Pervasive Software has this month released Data Integrator v10 – Hadoop Edition to the Apache Hadoop user community with a view to helping the flow of data both to and from Hadoop-based big data stores.

The argument here is that developers are now tasked with integrating big data sets into and out of environments where devices (and the applications they are running) may be working with what can only logically be called “little data” by comparison.

Pervasive CTO Mike Hoskins argues that programmers will need to find the agility to combine and process data from all their operations within the new highly scalable data stores of Hadoop.

“The combination of our high performance HDFS and HBase connectors and Pervasive Data Integrator visual ETL tooling eradicates the need for custom MapReduce code for executing data import-export operations,” said Hoskins.
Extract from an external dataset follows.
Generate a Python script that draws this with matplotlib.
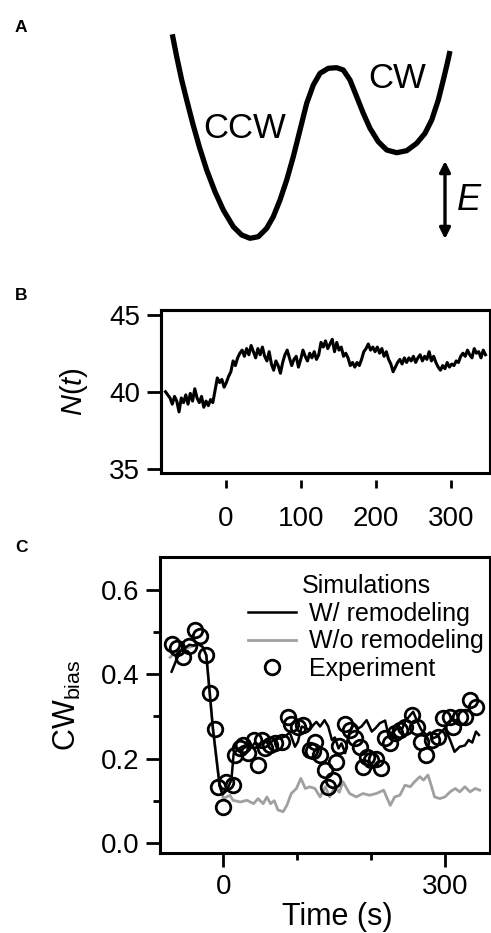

NOTE: Hadoop Distributed File System (HDFS) is the primary storage system used by Hadoop applications. HDFS creates multiple replicas of data blocks and distributes them on compute nodes throughout a cluster to enable reliable, extremely rapid computations. HBase is the Hadoop database.

“I’m particularly jazzed about our high-performance HBase loading. For the first time, users can (with a single click) move data from traditional data stores including DB2, MySQL, Netezza, PostgreSQL, SQLServer, Oracle, Teradata, and Vertica directly into HBase, the dominant NoSQL database provided free with all Hadoop distributions,” Hoskins added.

Industry comments suggest that Hadoop may now need visual data integration tooling of this kind — especially given the need to execute increasingly complex workloads against massive amounts of data at high speed. Demand for powerful big data analytic platforms appears to be coming at us quickly right now.

Pervasive says it is helping to bridge non-Hadoop data more easily into Hadoop with no MapReduce code — and this is the loop-the-loop balancing act that now needs to be pulled off.